NLTK provides WordNetLemmatizer class which is a thin wrapper around the wordnet corpus. This class uses morphy() function to the WordNet CorpusReader class to find a lemma. Let us understand it with an example −


In [3]:
import nltk
from nltk.stem import WordNetLemmatizer

In [4]:
lemmatizer=WordNetLemmatizer()

In [5]:
words=["eating","eats","eaten","writing","writes","programming","programs","history","finally","finalized"]

In [6]:
for word in words: 
    print(word+"------->"+lemmatizer.lemmatize(word))

eating------->eating
eats------->eats
eaten------->eaten
writing------->writing
writes------->writes
programming------->programming
programs------->program
history------->history
finally------->finally
finalized------->finalized


In [7]:
lemmatizer.lemmatize('going')

'going'

In [9]:
'''
POS- Noun-n
verb-v
adjective-a
adverb-r
'''

lemmatizer.lemmatize('going', pos='v')

'go'

In [10]:
lemmatizer.lemmatize('going', pos='n')

'going'

In [None]:
lemmatizer.lemmatize('fairly', pos='v')


'strongly'

In [18]:
lemmatizer.lemmatize('strongly', pos='n')

'strongly'

1. Stemming
🔹 Definition: Stemming is a rule-based process that removes suffixes from words to reach the root form, often without considering whether the resulting word is valid in the language.

🔹 Method: It applies simple heuristics (e.g., chopping off "ing", "ed", "s", etc.) without understanding the meaning of the word.

🔹 Fast but less accurate: Since it follows fixed rules, it sometimes produces incorrect words that do not exist in the dictionary.

🔹 Example using PorterStemmer (NLTK):

In [20]:
from nltk.stem import PorterStemmer

stemmer = PorterStemmer()

words = ["running", "flies", "happily", "better", "studies"]
stems = [stemmer.stem(word) for word in words]

print(stems)  # Output: ['run', 'fli', 'happili', 'better', 'studi']

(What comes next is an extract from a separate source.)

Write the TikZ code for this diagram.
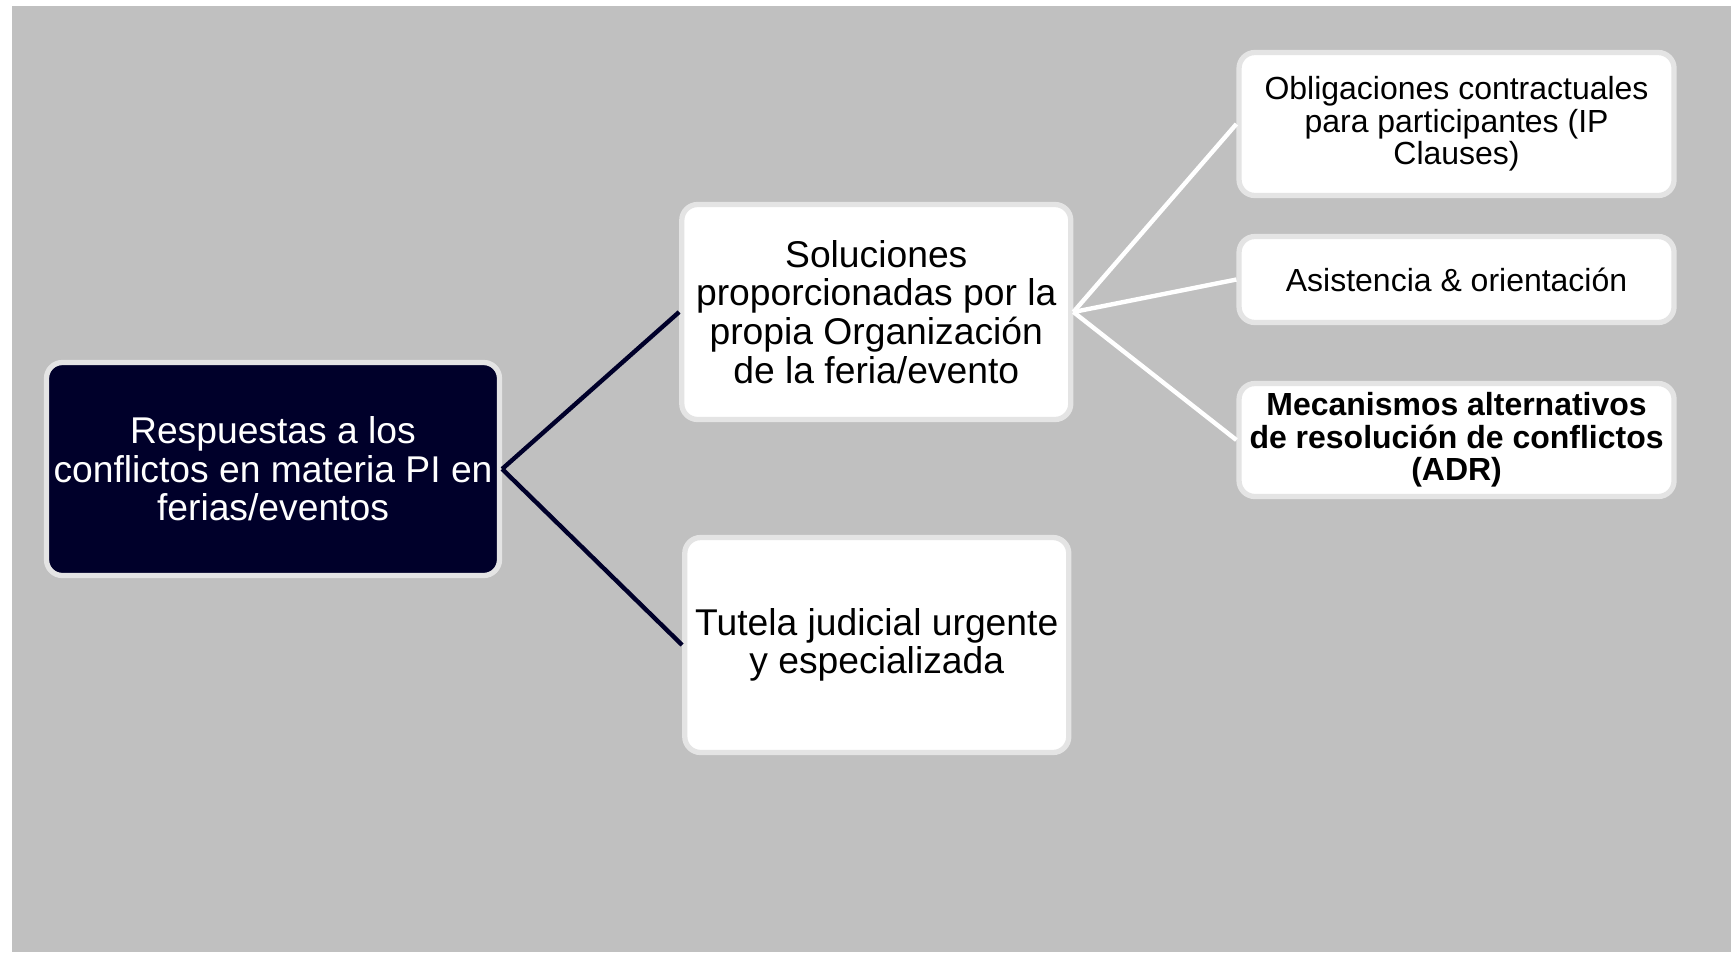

['run', 'fli', 'happili', 'better', 'studi']


🔹 Issues with stemming:

"flies" → "fli" (incorrect)

"happily" → "happili" (incorrect)

"studies" → "studi" (not a proper word)

2. Lemmatization
🔹 Definition: Lemmatization reduces a word to its dictionary root form (lemma) by considering the word’s part of speech (POS) and meaning.

🔹 Method: It uses a language dictionary to find the correct root form.

🔹 Slower but more accurate: Unlike stemming, it ensures the output word is a valid word in the language.

🔹 Example using WordNetLemmatizer (NLTK):

In [21]:
from nltk.stem import WordNetLemmatizer

lemmatizer = WordNetLemmatizer()

words = ["running", "flies", "happily", "better", "studies"]
lemmas = [lemmatizer.lemmatize(word, pos="v") for word in words]  # 'v' for verb

print(lemmas)  # Output: ['run', 'fly', 'happily', 'be', 'study']


['run', 'fly', 'happily', 'better', 'study']


🔹 Why is lemmatization better?

"flies" → "fly" ✅ (correct word)

"happily" → "happily" ✅ (remains unchanged since it's an adverb)

"studies" → "study" ✅ (correct word)

"better" → "be" (context-dependent)

In [None]:
# 💡 Use stemming when you need fast, simple word reduction.
# 💡 Use lemmatization when accuracy and meaning matter.